Les rôles se sont inversés
Aujourd’hui la Chine détient environ 1 170 milliards de dollars (950 milliards d’euros) d’obligations du Trésor américain, ce qui en fait le créancier étranger numéro un des États-Unis et le deuxième propriétaire de titres du gouvernement américain après la Réserve fédérale des États-Unis. Jeff Klingelhofer, gestionnaire de portefeuille chez Thornburg Investment Management, est affirmatif :
« Si (la Chine) voulait appuyer sur le bouton nucléaire monétaire, si elle était déterminée à liquider ses bons du Trésor, cela aurait un impact immédiat et temporaire sur les marchés monétaires aux États-Unis ».
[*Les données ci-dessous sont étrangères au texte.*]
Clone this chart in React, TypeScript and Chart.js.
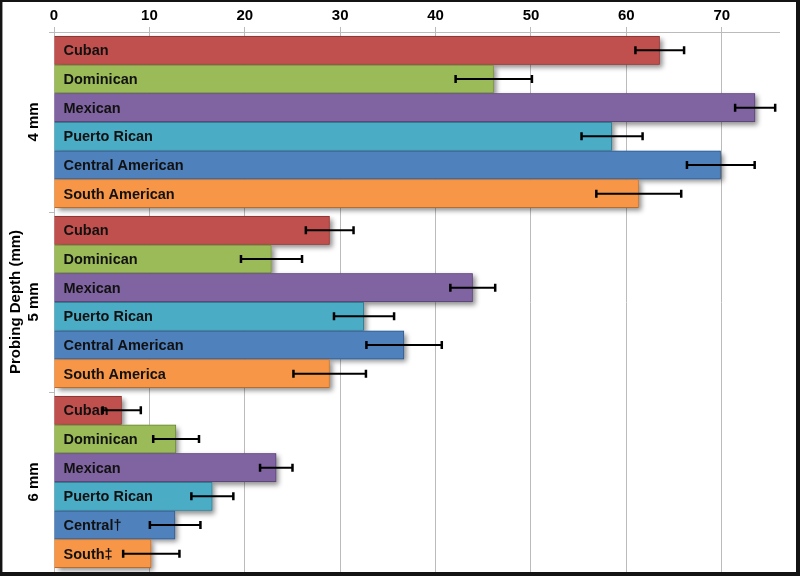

Brad Setser, du Council on Foreign Relations à New York, estime que la Chine peut vendre des bons du Trésor et acheter de la dette européenne ou japonaise à plus faible rendement. Plus vraisemblablement selon Brad Setser, si la Chine voulait faire monter les enchères, elle laisserait le yuan se déprécier face au dollar américain. Une telle décision anéantirait l’objectif de relance de la production américaine affiché par l’administration Trump. Le yuan est actuellement à son plus haut niveau depuis deux ans et demi.
Une posture impérialiste dépassée
L’analyse des rapports de force avec la Chine du président américain date d’une autre époque. Depuis plusieurs dizaines d’années, « l’Empire du milieu » n’est plus ce pays affaibli sur lequel les occidentaux venaient « s’essuyer » les pieds. C’est un pays moderne et puissant dont l’influence ne cesse de grandir dans le monde. Les États-Unis ne sont plus en mesure de dicter leur loi au régime de Pékin. Les rodomontades de Trump ne sont là que pour masquer la faillite de sa gestion de la crise sanitaire à l’intérieur. Fidèle à son image d’éléphant dans un magasin de porcelaine, le président des États-Unis a sans doute voulu « montrer les muscles » pour conforter son électorat à six mois des présidentielles. C’est un jeu dangereux qui pourrait mettre en péril la stabilité et la paix dans le monde.